December 01, 2009
Text: Cornelia Reichert
The Earth is a living, self-regulating super-organism. When British geochemist James Lovelock presented this concept of the Earth in his Gaia theory in the 1970s, he attracted much praise and much criticism: theologians, esoterics and those seeking meaning welcomed the new holistic perspective. Science, however, rejected the theory and condemned, in particular, Lovelock’s lax use of the concept “life” – after all, the Earth cannot reproduce. But with the intensification of climate research, it has become increasingly clear that the only approach that can work here is a systemic one – the idea of the Earth as a holistic system.
Researchers agree that polar ice, the oceans, the atmosphere and forests are the main protagonists of the global climate system. But what about the soil? It is largely ignored in the standard model calculations, such as those on which the current IPCC World Climate Report of 2007 is based. However, questions such as how the biogeochemical processes below ground react to the fact that the climate is changing and, conversely, how the processes below ground influence the climate must also be explored.
“As a factor in the Earth system, soil is the poor cousin when it comes to research, and we would like to remedy this,” says Markus Reichstein, who heads a research group at the Max Planck Institute for Biogeochemistry in Jena. “I believe that soil has thus far been significantly underestimated as a climate factor.”
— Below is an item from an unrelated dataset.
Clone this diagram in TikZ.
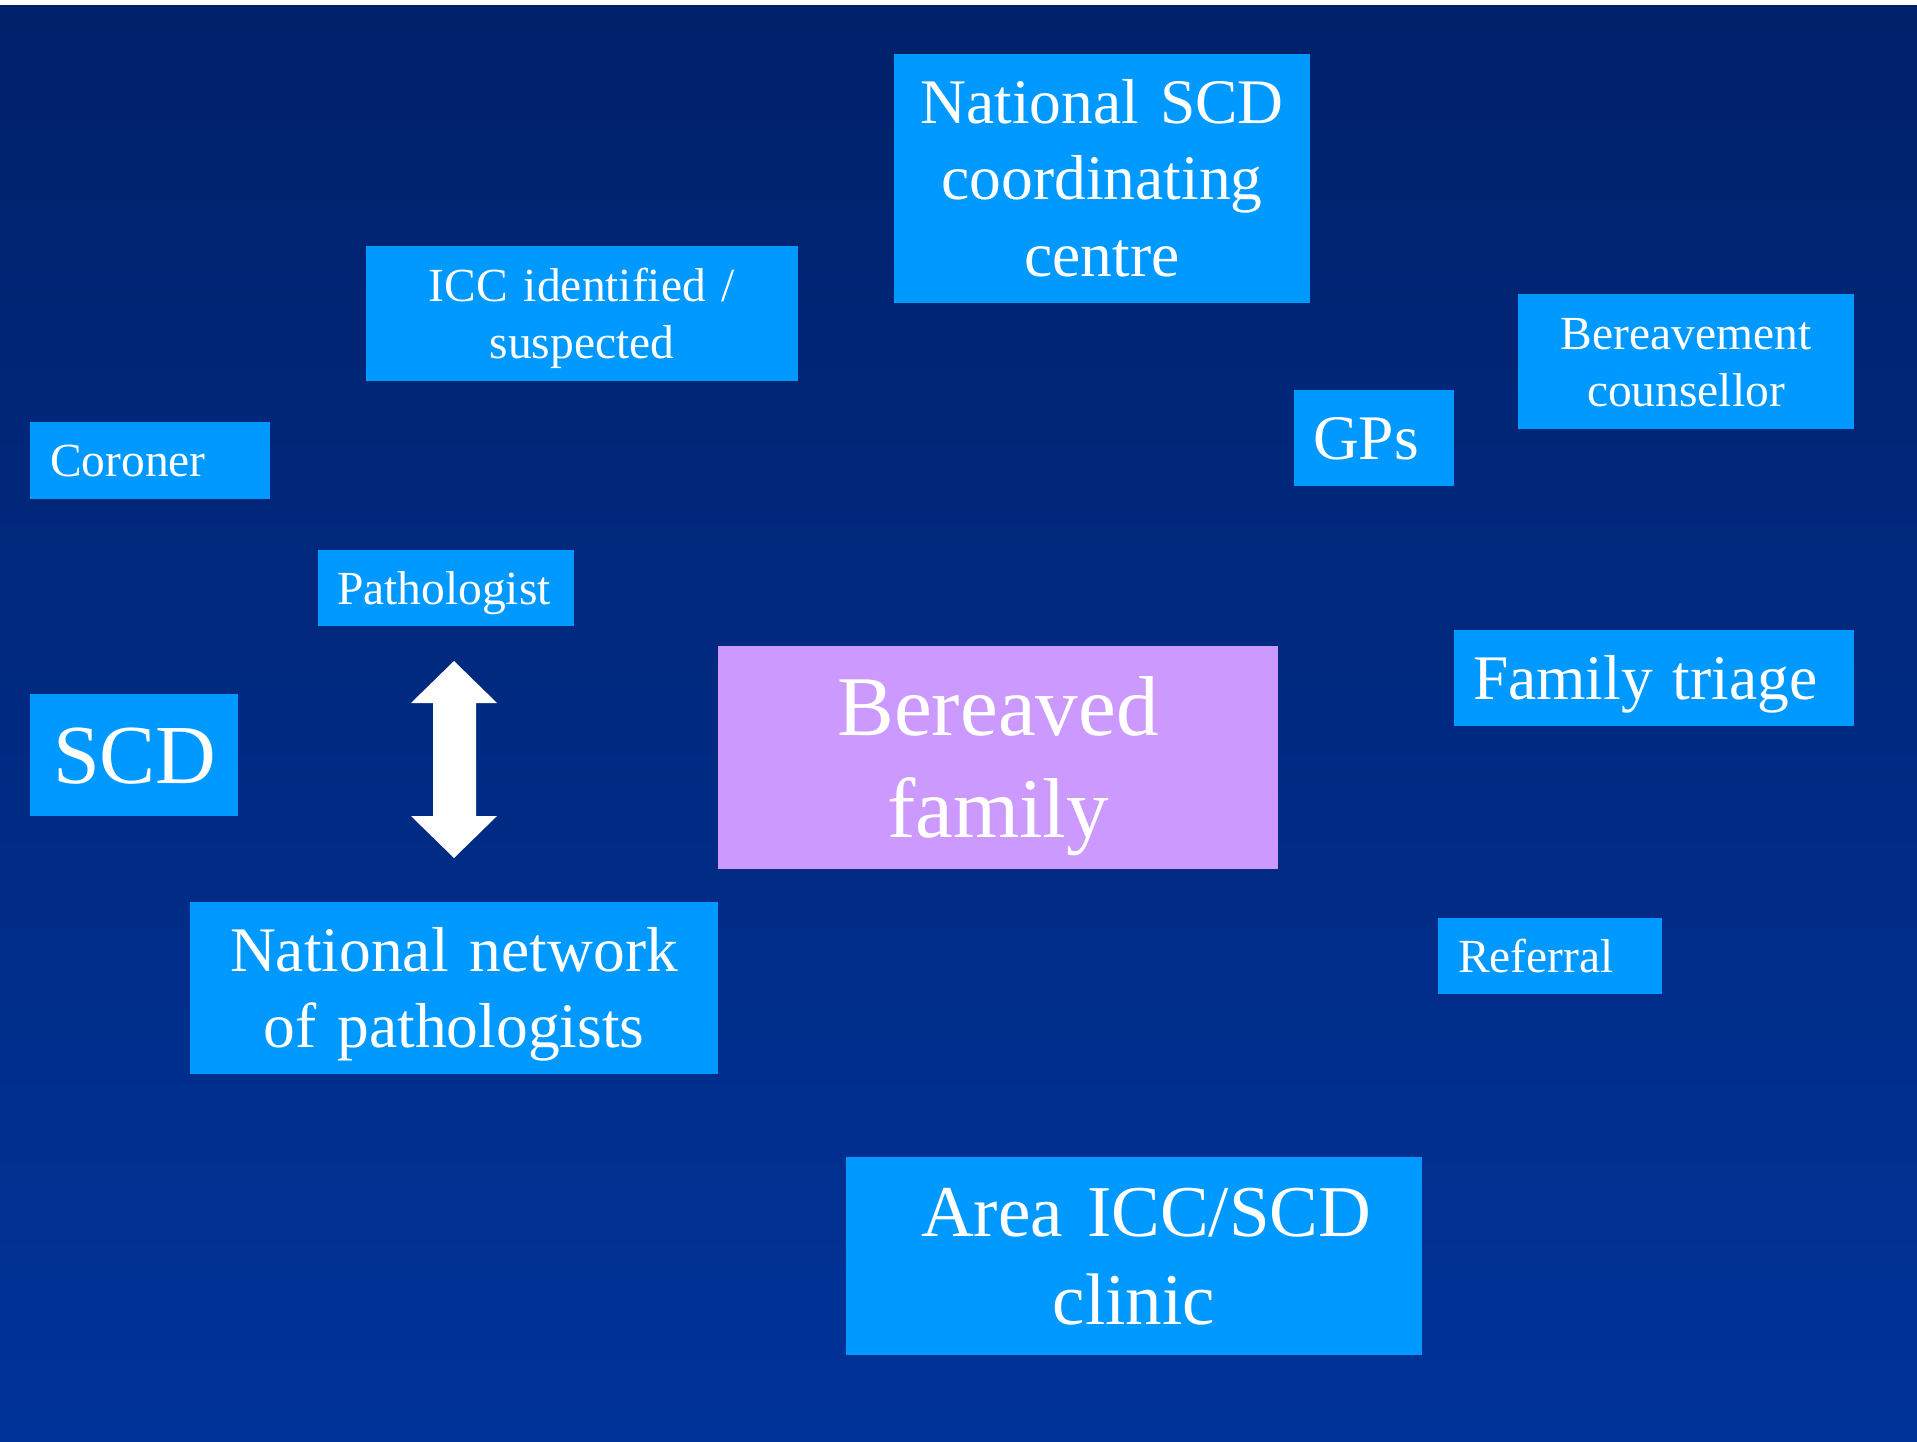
\documentclass[tikz,border=0pt]{standalone}
\usepackage{fontspec}
\setmainfont{Liberation Serif}
\usepackage{tikz}

\definecolor{bgtop}{HTML}{00216A}
\definecolor{bgbot}{HTML}{003399}
\definecolor{boxblue}{HTML}{0099FF}
\definecolor{lilac}{HTML}{CC99FF}

\setlength{\parindent}{0pt}
% strut with the font's ascent and descent
\newcommand{\ps}{\rule[-0.216em]{0pt}{1.107em}}
% one line, flush left, in a box of given width
\newcommand{\lline}[2]{\makebox[#1][l]{\ps #2}}

\begin{document}
\begin{tikzpicture}[x=1pt, y=-1pt,
  box/.style={fill=boxblue, text=white, inner ysep=0pt, inner xsep=20pt},
  cbox/.style={box, align=center},
  smalltext/.style={font=\fontsize{47.5}{57}\selectfont},
  midtext/.style={font=\fontsize{63.5}{76.2}\selectfont},
  clinictext/.style={font=\fontsize{73}{87.6}\selectfont},
  bigtext/.style={font=\fontsize{84}{100.8}\selectfont}]
\useasboundingbox (0,0) rectangle (1917,1442);
\fill[white] (0,0) rectangle (1917,1442);
\shade[top color=bgtop, bottom color=bgbot] (0,6) rectangle (1917,1442);
%
\node[cbox, midtext, text width=376pt, minimum height=249pt] (natcentre) at (1102,178.5)
  {\ps National SCD\\coordinating\\centre\ps};
\node[cbox, smalltext, text width=392pt, minimum height=135pt] (icc) at (582,313.5)
  {\ps ICC identified /\\suspected\ps};
\node[cbox, smalltext, text width=296pt, minimum height=135pt] (counsellor) at (1686,361.5)
  {\ps Bereavement\\counsellor\ps};
\node[box, midtext, inner xsep=19pt, minimum height=96pt] (gps) at (1374,438)
  {\lline{122pt}{GPs}};
\node[box, smalltext, minimum height=77pt] (coroner) at (150,460.5)
  {\lline{200pt}{Coroner}};
\node[box, smalltext, inner xsep=19pt, minimum height=76pt] (patho) at (446,588)
  {\lline{218pt}{Pathologist}};
%
\node[box, bigtext, inner xsep=23pt, minimum height=122pt] (scd) at (134,755)
  {\lline{162pt}{SCD}};
\node[cbox, fill=lilac, font=\fontsize{85}{102}\selectfont, text width=520pt, minimum height=223pt] (family) at (998,757.5)
  {\ps Bereaved\\family\ps};
\node[box, midtext, inner xsep=19pt, minimum height=96pt] (triage) at (1654,678)
  {\lline{362pt}{Family\hspace{4pt} triage}};
\node[box, smalltext, minimum height=76pt] (referral) at (1550,956)
  {\lline{184pt}{Referral}};
%
\node[cbox, midtext, text width=488pt, minimum height=172pt] (network) at (454,988)
  {\ps National network\\of pathologists\ps};
\node[cbox, clinictext, text width=536pt, minimum height=198pt] (clinic) at (1134,1256)
  {\ps\ Area ICC/SCD\\clinic\ps};
%
\fill[white] (454,661) -- (497,703) -- (476,703) -- (476,816) -- (497,816) -- (454,858)
  -- (411,816) -- (433,816) -- (433,703) -- (411,703) -- cycle;
\end{tikzpicture}
\end{document}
Since his student days, Markus Reichstein’s main focus has been the world beneath his feet. He studied landscape ecology at the University of Münster and researched humus in the mountain soils of Davos, Switzerland for his degree. Today, he also seeks to understand the processes that take place below ground through theoretical approaches. Since 2006, the junior researcher and his team have been developing possible models for the role of soil in the climate system.
Their work is highly regarded throughout the world. For example, the journal Science Watch from the Institute for Science Information (ISI) in Philadelphia regularly publishes statistics on who is leading the science race. On its website, Reichstein has been dubbed a “rising star in the field of environmental science and ecology.”